The DIY instinct in kitchen renovations is understandable — labour is genuinely a significant portion of total renovation cost, and there are legitimate ways to reduce that cost through selective self-managed work. Demolition is one. Painting is another. Installing hardware on pre-hung cabinet doors is well within most handy homeowners’ capabilities. But there’s a category of kitchen renovation work where the DIY calculation inverts, and it’s a big one: plumbing, electrical, and structural work.

In Canada, plumbing and electrical work that goes beyond basic fixture replacement almost always requires licensed tradespeople and proper permits. This isn’t bureaucratic friction — it’s the mechanism that ensures the work is done correctly, inspected, and documented in a way that protects both your safety and your home’s insurability and resale value. Unpermitted electrical or plumbing work discovered during a home sale can derail a transaction or require expensive remediation at the worst possible moment. Work done by unlicensed contractors can void homeowner’s insurance coverage for related claims. The cost of doing it right the first time is virtually always lower than the cost of fixing it later.

Not Getting the Right Help From the Start

Every mistake described in this article has a common thread running through it: it’s easier to avoid when you’re working with people who have done this many times before, who ask the right questions early, and who understand how the decisions in a kitchen renovation are connected to each other. The contractor who warns you about the ventilation before demolition begins. The designer who challenges your island dimensions because they’ve seen similar layouts create the same problem in a dozen other kitchens. The kitchen specialist who makes sure your appliance selections are finalized before cabinets are ordered, not after.

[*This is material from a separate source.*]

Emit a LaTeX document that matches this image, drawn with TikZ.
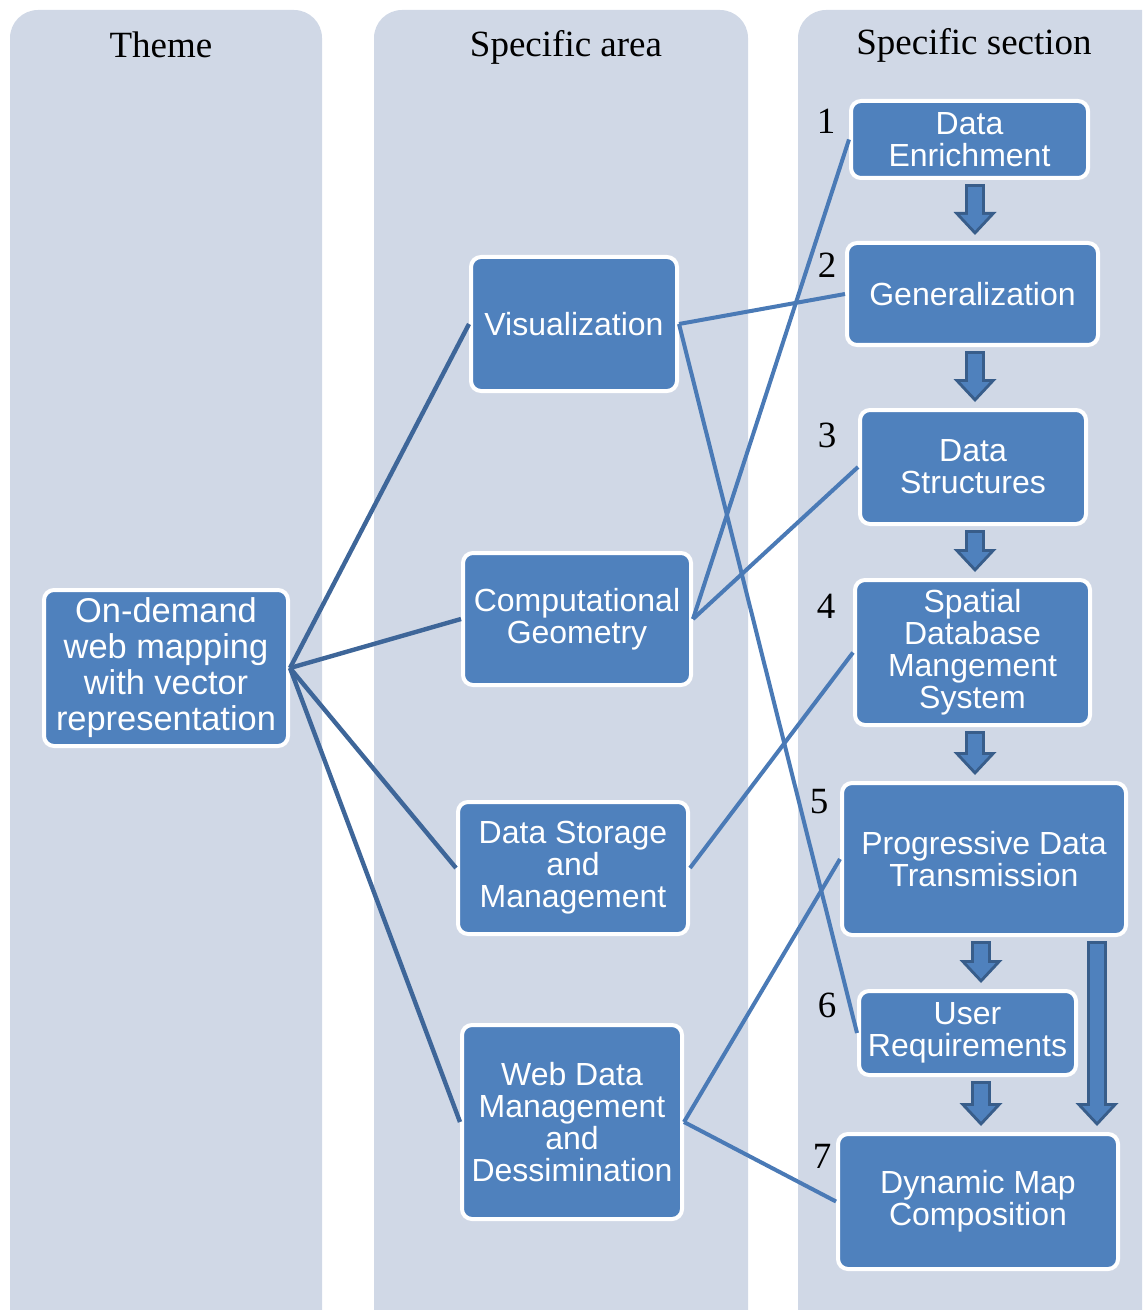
\documentclass[tikz,border=0pt]{standalone}
\usepackage{fontspec}
\setmainfont{Liberation Serif}
\newfontfamily\boxfont{Liberation Sans}
\usetikzlibrary{calc,arrows.meta}

\definecolor{colbg}{RGB}{208,216,230}
\definecolor{boxblue}{RGB}{79,129,189}
\definecolor{linkdark}{RGB}{62,102,153}
\definecolor{linklight}{RGB}{74,122,182}
\definecolor{arrowedge}{RGB}{56,93,138}

\tikzset{
    box/.style={rectangle, rounded corners=5pt, draw=white, line width=2pt,
        fill=boxblue, text=white, align=center, inner sep=0pt,
        font=\boxfont\fontsize{16}{16}\selectfont},
    header/.style={font=\fontsize{18.5}{22}\selectfont},
    fatout/.style={draw=arrowedge, line width=10pt,
        -{Triangle[width=21.5pt,length=11.5pt,line width=0pt]},
        shorten <=2pt, shorten >=3pt},
    fatin/.style={draw=boxblue, line width=7pt,
        -{Triangle[width=14.6pt,length=7.8pt,line width=0pt]},
        shorten <=3.5pt, shorten >=5.2pt}
}

% block arrow from #1 down to #2, moved sideways by #3
\newcommand{\fatarrow}[3]{%
    \draw[fatout] ($(#1.south)+(#3,0)$) -- ($(#1.south |- #2.north)+(#3,0)$);
    \draw[fatin] ($(#1.south)+(#3,0)$) -- ($(#1.south |- #2.north)+(#3,0)$);}

\begin{document}
\begin{tikzpicture}[x=0.5pt,y=-0.5pt]
    \clip (0,0) rectangle (1142,1310);
    % columns
    \fill[colbg, rounded corners=14pt] (10,10) rectangle (322,1350);
    \fill[colbg, rounded corners=14pt] (374,10) rectangle (748,1350);
    \fill[colbg, rounded corners=14pt] (798,10) rectangle (1180,1350);
    \begin{scope}[every node/.style={header}]
        \node (htheme) at (161,45) {Theme};
        \node (harea) at (566,47) {Specific area};
        \node (hsection) at (974,45) {Specific section};
    \end{scope}
    % theme and areas
    \node[box, minimum width=122pt, minimum height=78pt,
        font=\boxfont\fontsize{17.2}{18}\selectfont] (theme) at (166,668)
        {On-demand\\web mapping\\with vector\\representation};
    \begin{scope}[every node/.style={box}]
        \node[minimum width=103pt, minimum height=67pt] (vis) at (574,324) {Visualization};
        \node[minimum width=114pt, minimum height=66pt] (geom) at (577,619) {Computational\\Geometry};
        \node[minimum width=115pt, minimum height=66pt] (storage) at (573,868) {Data Storage\\and\\Management};
        \node[minimum width=110pt, minimum height=97pt] (webdata) at (572,1122) {Web Data\\Management\\and\\Dessimination};
    \end{scope}
    % sections
    \begin{scope}[every node/.style={box}]
        \node[minimum width=118.5pt, minimum height=38.5pt] (enrich) at (969.5,139.5) {Data\\Enrichment};
        \node[minimum width=125.5pt, minimum height=51pt] (general) at (972.5,294) {Generalization};
        \node[minimum width=113pt, minimum height=57pt] (struct) at (973,467) {Data\\Structures};
        \node[minimum width=117.5pt, minimum height=72.5pt] (sdbms) at (972.5,652.5) {Spatial\\Database\\Mangement\\System};
        \node[minimum width=142pt, minimum height=76pt] (progress) at (984,859) {Progressive Data\\Transmission};
        \node[minimum width=108.5pt, minimum height=42pt] (user) at (967.5,1033) {User\\Requirements};
        \node[minimum width=140pt, minimum height=67.5pt] (dynmap) at (978,1201.5) {Dynamic Map\\Composition};
    \end{scope}
    \begin{scope}[every node/.style={header}]
        \node (n1) at (826,121) {1};
        \node (n2) at (827,265) {2};
        \node (n3) at (827,435) {3};
        \node (n4) at (826,606) {4};
        \node (n5) at (819,802) {5};
        \node (n6) at (827,1005) {6};
        \node (n7) at (822,1156) {7};
    \end{scope}
    % links
    \begin{scope}[every edge/.style={draw=linkdark, line width=2.2pt}]
        \path
            (theme.east) edge (vis.west)
            (theme.east) edge (geom.west)
            (theme.east) edge (storage.west)
            (theme.east) edge (webdata.west);
    \end{scope}
    \begin{scope}[every edge/.style={draw=linklight, line width=2pt}]
        \path
            (vis.east) edge (general.west)
            (vis.east) edge (user.west)
            (geom.east) edge (enrich.west)
            (geom.east) edge (struct.west)
            (storage.east) edge (sdbms.west)
            (webdata.east) edge (progress.west)
            (webdata.east) edge (dynmap.west);
    \end{scope}
    % block arrows
    \fatarrow{enrich}{general}{5.5}
    \fatarrow{general}{struct}{2.5}
    \fatarrow{struct}{sdbms}{2}
    \fatarrow{sdbms}{progress}{2.5}
    \fatarrow{progress}{user}{-3}
    \fatarrow{user}{dynmap}{13.5}
    \fatarrow{progress}{dynmap}{113}
\end{tikzpicture}
\end{document}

If you’re planning a kitchen renovation and want to work with a team that brings both design expertise and construction quality to the process, Andre Kitchen & Bath specializes in full kitchen and bathroom renovations — the kind where layout, storage, lighting, and material choices are all worked through before a single cabinet is ordered. Getting that kind of expertise in the room early is the most reliable way to avoid the mistakes that cost the most to fix.

A kitchen renovation done thoughtfully is one of the best investments you can make in your home and your daily quality of life. The difference between getting it right and getting it almost right often comes down not to budget or ambition, but to the quality of the planning and the people involved in executing it. Start there, and most of the rest tends to fall into place.